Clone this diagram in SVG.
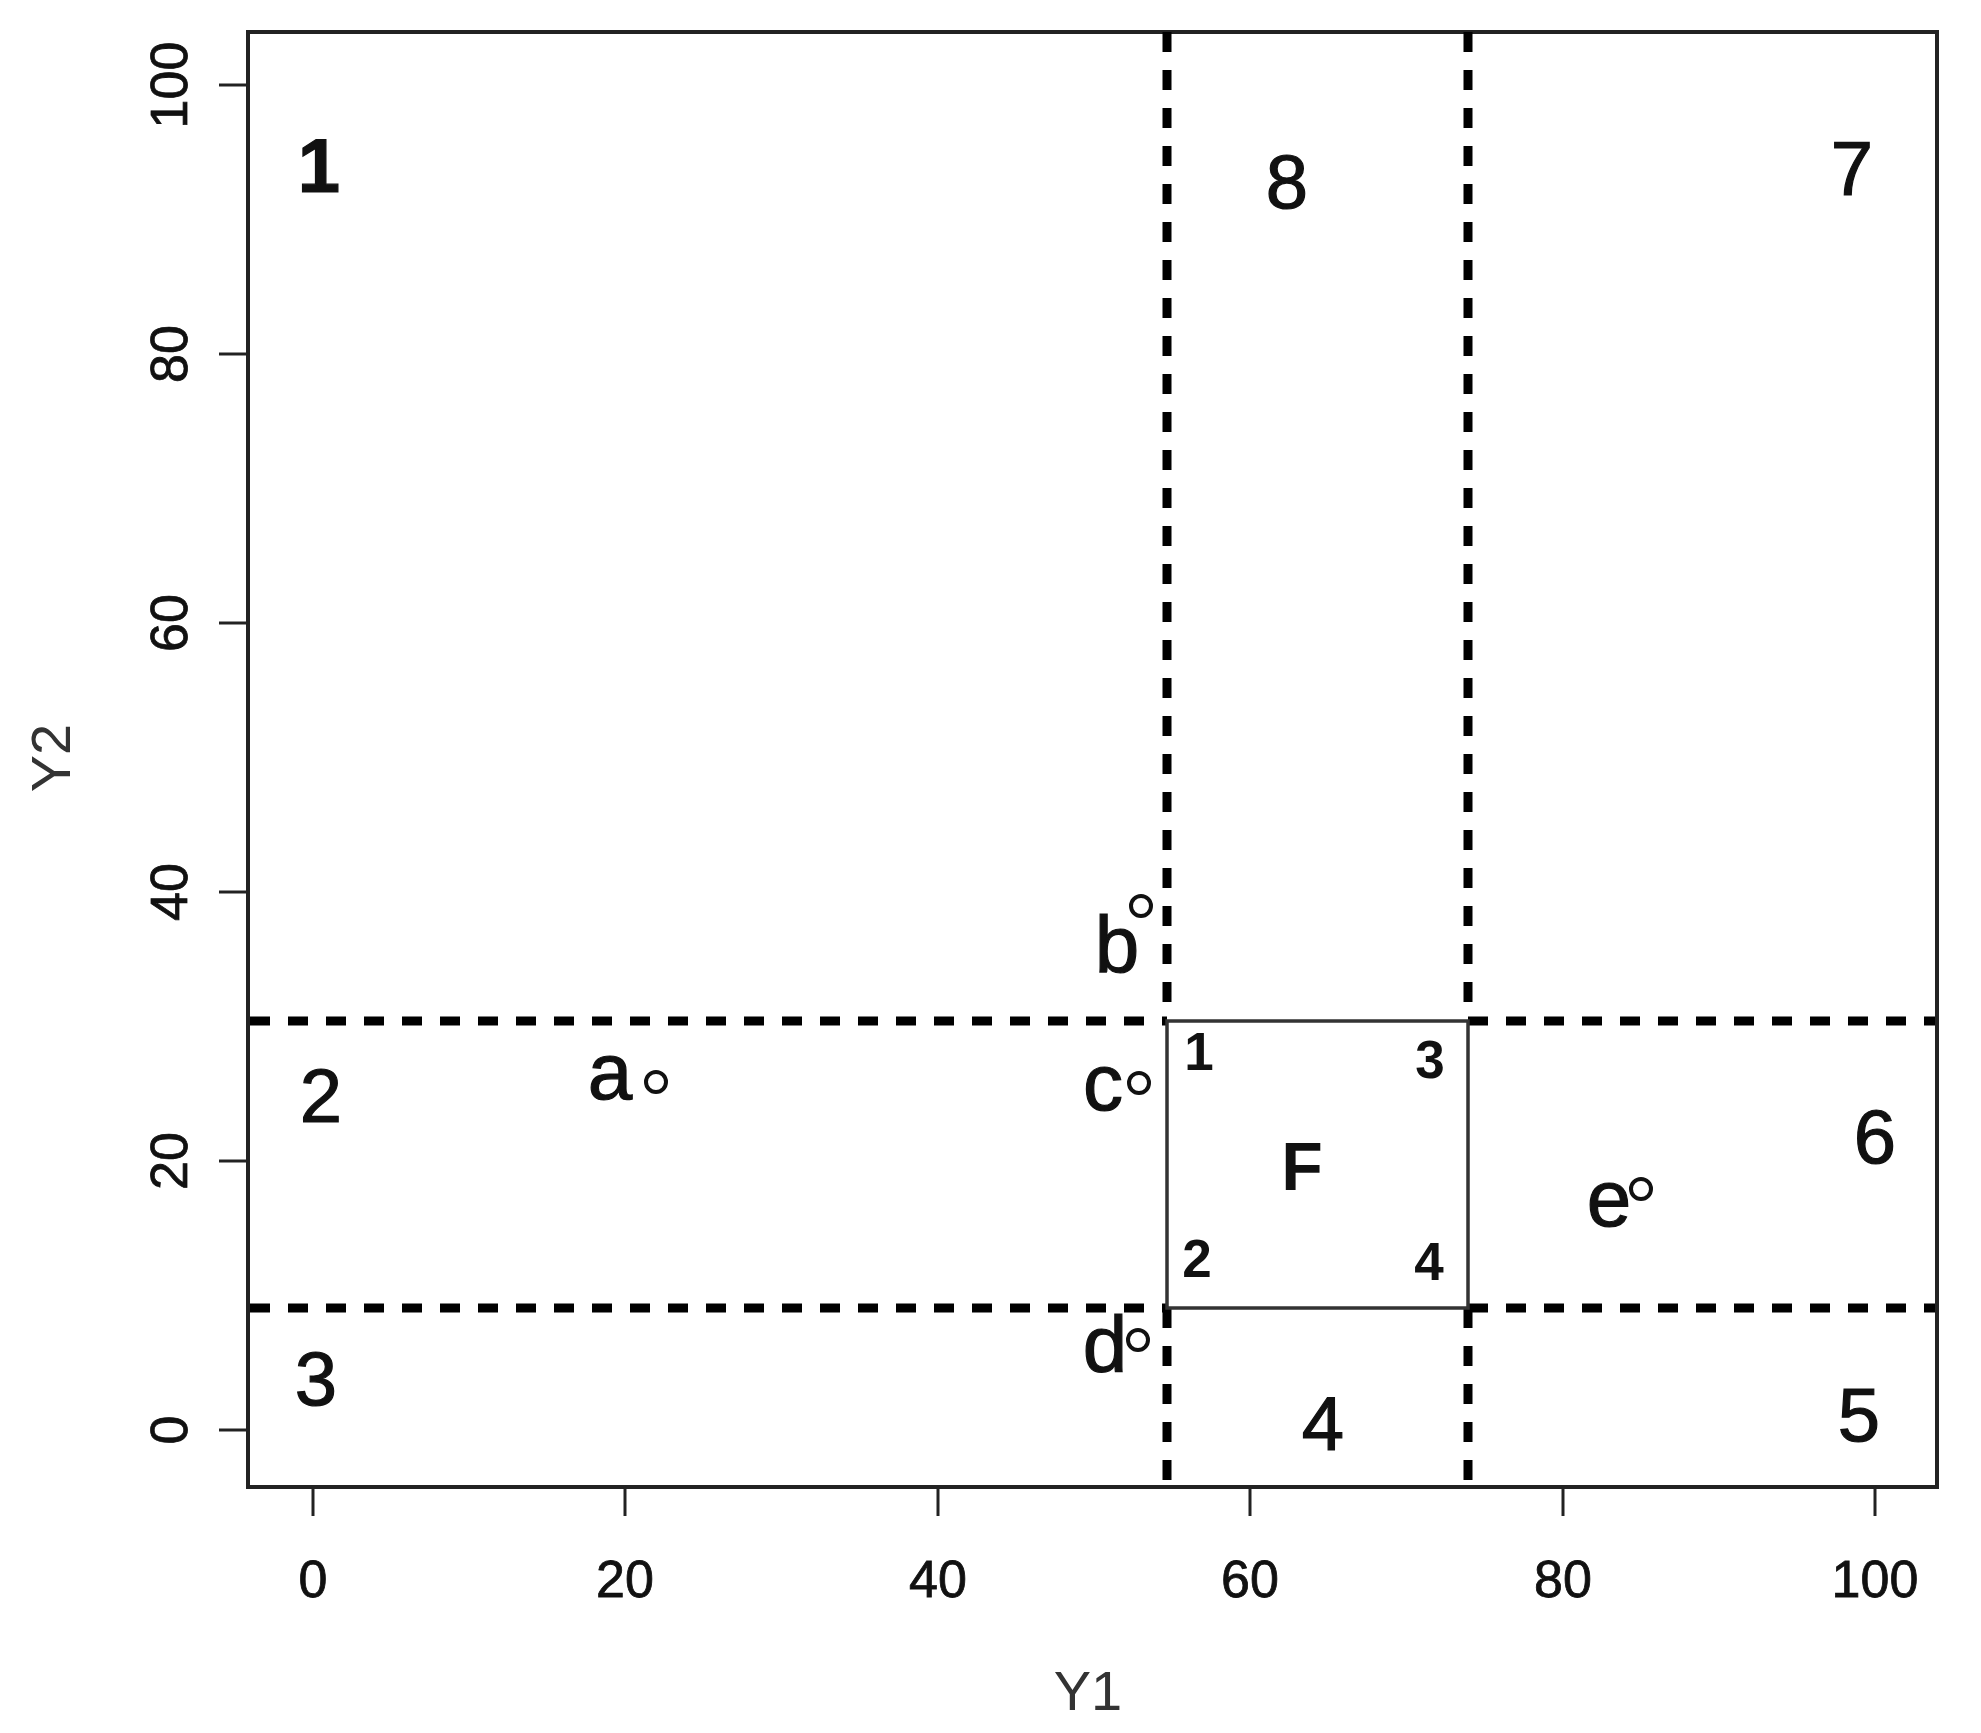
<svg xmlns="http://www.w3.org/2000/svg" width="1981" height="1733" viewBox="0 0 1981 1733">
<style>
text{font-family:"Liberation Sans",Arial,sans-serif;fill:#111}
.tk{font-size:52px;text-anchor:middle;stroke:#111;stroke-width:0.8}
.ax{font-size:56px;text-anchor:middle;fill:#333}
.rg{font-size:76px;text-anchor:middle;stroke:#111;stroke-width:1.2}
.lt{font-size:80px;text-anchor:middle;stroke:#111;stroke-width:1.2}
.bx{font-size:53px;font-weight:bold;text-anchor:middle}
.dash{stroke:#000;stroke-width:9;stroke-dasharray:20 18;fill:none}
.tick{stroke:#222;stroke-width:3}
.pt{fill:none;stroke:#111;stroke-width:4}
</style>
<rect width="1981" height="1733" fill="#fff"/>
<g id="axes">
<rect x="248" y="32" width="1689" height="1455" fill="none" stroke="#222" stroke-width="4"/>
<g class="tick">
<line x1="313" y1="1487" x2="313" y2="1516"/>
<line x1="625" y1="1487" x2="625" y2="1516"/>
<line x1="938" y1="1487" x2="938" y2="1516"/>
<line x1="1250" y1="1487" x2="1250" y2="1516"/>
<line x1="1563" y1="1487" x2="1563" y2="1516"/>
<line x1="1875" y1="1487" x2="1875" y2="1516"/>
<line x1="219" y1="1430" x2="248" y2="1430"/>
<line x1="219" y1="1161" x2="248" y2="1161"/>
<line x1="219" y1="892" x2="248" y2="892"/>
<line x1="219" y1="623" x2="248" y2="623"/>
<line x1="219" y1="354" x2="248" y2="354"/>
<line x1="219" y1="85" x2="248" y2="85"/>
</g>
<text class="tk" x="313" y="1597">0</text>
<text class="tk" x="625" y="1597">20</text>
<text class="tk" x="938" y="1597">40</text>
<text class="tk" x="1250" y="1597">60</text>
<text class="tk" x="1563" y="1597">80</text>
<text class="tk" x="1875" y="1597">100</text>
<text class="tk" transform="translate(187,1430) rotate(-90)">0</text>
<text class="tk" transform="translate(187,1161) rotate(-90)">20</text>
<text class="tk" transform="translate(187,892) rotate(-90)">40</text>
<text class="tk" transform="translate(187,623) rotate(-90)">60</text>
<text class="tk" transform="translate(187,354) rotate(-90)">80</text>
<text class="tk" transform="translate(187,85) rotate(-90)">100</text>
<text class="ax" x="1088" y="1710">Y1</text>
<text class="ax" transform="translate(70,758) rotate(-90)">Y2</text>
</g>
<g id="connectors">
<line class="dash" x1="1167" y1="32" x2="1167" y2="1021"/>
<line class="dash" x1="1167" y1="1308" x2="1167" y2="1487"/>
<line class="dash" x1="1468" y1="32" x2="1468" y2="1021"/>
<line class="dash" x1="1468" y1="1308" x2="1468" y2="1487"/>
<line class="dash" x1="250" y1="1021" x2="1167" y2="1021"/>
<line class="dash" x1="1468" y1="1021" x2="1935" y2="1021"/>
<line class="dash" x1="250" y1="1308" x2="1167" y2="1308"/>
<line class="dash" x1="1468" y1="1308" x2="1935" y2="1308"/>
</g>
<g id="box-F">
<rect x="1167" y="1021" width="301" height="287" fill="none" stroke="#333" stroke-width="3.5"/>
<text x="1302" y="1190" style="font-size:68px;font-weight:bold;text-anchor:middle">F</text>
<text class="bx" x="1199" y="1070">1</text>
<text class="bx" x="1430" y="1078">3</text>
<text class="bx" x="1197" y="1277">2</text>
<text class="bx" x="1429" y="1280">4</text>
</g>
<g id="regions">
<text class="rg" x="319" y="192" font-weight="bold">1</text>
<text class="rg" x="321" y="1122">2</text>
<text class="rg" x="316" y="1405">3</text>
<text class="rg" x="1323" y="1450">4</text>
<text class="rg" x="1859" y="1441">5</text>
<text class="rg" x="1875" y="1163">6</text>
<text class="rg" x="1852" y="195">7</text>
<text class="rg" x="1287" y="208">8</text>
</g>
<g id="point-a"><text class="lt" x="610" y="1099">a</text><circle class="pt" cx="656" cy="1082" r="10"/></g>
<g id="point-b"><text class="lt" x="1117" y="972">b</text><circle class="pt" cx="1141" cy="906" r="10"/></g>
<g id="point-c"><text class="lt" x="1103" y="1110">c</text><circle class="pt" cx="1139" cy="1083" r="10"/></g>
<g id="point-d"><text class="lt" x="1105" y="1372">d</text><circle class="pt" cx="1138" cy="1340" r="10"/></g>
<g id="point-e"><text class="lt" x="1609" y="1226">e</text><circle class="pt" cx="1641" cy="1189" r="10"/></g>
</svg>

▶ Exercise
Restate the listing above word for word, and skip the pictures.

▶ Output below
Clone this diagram in SVG.
<svg xmlns="http://www.w3.org/2000/svg" width="1981" height="1733" viewBox="0 0 1981 1733">
<style>
text{font-family:"Liberation Sans",Arial,sans-serif;fill:#111}
.tk{font-size:52px;text-anchor:middle;stroke:#111;stroke-width:0.8}
.ax{font-size:56px;text-anchor:middle;fill:#333}
.rg{font-size:76px;text-anchor:middle;stroke:#111;stroke-width:1.2}
.lt{font-size:80px;text-anchor:middle;stroke:#111;stroke-width:1.2}
.bx{font-size:53px;font-weight:bold;text-anchor:middle}
.dash{stroke:#000;stroke-width:9;stroke-dasharray:20 18;fill:none}
.tick{stroke:#222;stroke-width:3}
.pt{fill:none;stroke:#111;stroke-width:4}
</style>
<rect width="1981" height="1733" fill="#fff"/>
<g id="axes">
<rect x="248" y="32" width="1689" height="1455" fill="none" stroke="#222" stroke-width="4"/>
<g class="tick">
<line x1="313" y1="1487" x2="313" y2="1516"/>
<line x1="625" y1="1487" x2="625" y2="1516"/>
<line x1="938" y1="1487" x2="938" y2="1516"/>
<line x1="1250" y1="1487" x2="1250" y2="1516"/>
<line x1="1563" y1="1487" x2="1563" y2="1516"/>
<line x1="1875" y1="1487" x2="1875" y2="1516"/>
<line x1="219" y1="1430" x2="248" y2="1430"/>
<line x1="219" y1="1161" x2="248" y2="1161"/>
<line x1="219" y1="892" x2="248" y2="892"/>
<line x1="219" y1="623" x2="248" y2="623"/>
<line x1="219" y1="354" x2="248" y2="354"/>
<line x1="219" y1="85" x2="248" y2="85"/>
</g>
<text class="tk" x="313" y="1597">0</text>
<text class="tk" x="625" y="1597">20</text>
<text class="tk" x="938" y="1597">40</text>
<text class="tk" x="1250" y="1597">60</text>
<text class="tk" x="1563" y="1597">80</text>
<text class="tk" x="1875" y="1597">100</text>
<text class="tk" transform="translate(187,1430) rotate(-90)">0</text>
<text class="tk" transform="translate(187,1161) rotate(-90)">20</text>
<text class="tk" transform="translate(187,892) rotate(-90)">40</text>
<text class="tk" transform="translate(187,623) rotate(-90)">60</text>
<text class="tk" transform="translate(187,354) rotate(-90)">80</text>
<text class="tk" transform="translate(187,85) rotate(-90)">100</text>
<text class="ax" x="1088" y="1710">Y1</text>
<text class="ax" transform="translate(70,758) rotate(-90)">Y2</text>
</g>
<g id="connectors">
<line class="dash" x1="1167" y1="32" x2="1167" y2="1021"/>
<line class="dash" x1="1167" y1="1308" x2="1167" y2="1487"/>
<line class="dash" x1="1468" y1="32" x2="1468" y2="1021"/>
<line class="dash" x1="1468" y1="1308" x2="1468" y2="1487"/>
<line class="dash" x1="250" y1="1021" x2="1167" y2="1021"/>
<line class="dash" x1="1468" y1="1021" x2="1935" y2="1021"/>
<line class="dash" x1="250" y1="1308" x2="1167" y2="1308"/>
<line class="dash" x1="1468" y1="1308" x2="1935" y2="1308"/>
</g>
<g id="box-F">
<rect x="1167" y="1021" width="301" height="287" fill="none" stroke="#333" stroke-width="3.5"/>
<text x="1302" y="1190" style="font-size:68px;font-weight:bold;text-anchor:middle">F</text>
<text class="bx" x="1199" y="1070">1</text>
<text class="bx" x="1430" y="1078">3</text>
<text class="bx" x="1197" y="1277">2</text>
<text class="bx" x="1429" y="1280">4</text>
</g>
<g id="regions">
<text class="rg" x="319" y="192" font-weight="bold">1</text>
<text class="rg" x="321" y="1122">2</text>
<text class="rg" x="316" y="1405">3</text>
<text class="rg" x="1323" y="1450">4</text>
<text class="rg" x="1859" y="1441">5</text>
<text class="rg" x="1875" y="1163">6</text>
<text class="rg" x="1852" y="195">7</text>
<text class="rg" x="1287" y="208">8</text>
</g>
<g id="point-a"><text class="lt" x="610" y="1099">a</text><circle class="pt" cx="656" cy="1082" r="10"/></g>
<g id="point-b"><text class="lt" x="1117" y="972">b</text><circle class="pt" cx="1141" cy="906" r="10"/></g>
<g id="point-c"><text class="lt" x="1103" y="1110">c</text><circle class="pt" cx="1139" cy="1083" r="10"/></g>
<g id="point-d"><text class="lt" x="1105" y="1372">d</text><circle class="pt" cx="1138" cy="1340" r="10"/></g>
<g id="point-e"><text class="lt" x="1609" y="1226">e</text><circle class="pt" cx="1641" cy="1189" r="10"/></g>
</svg>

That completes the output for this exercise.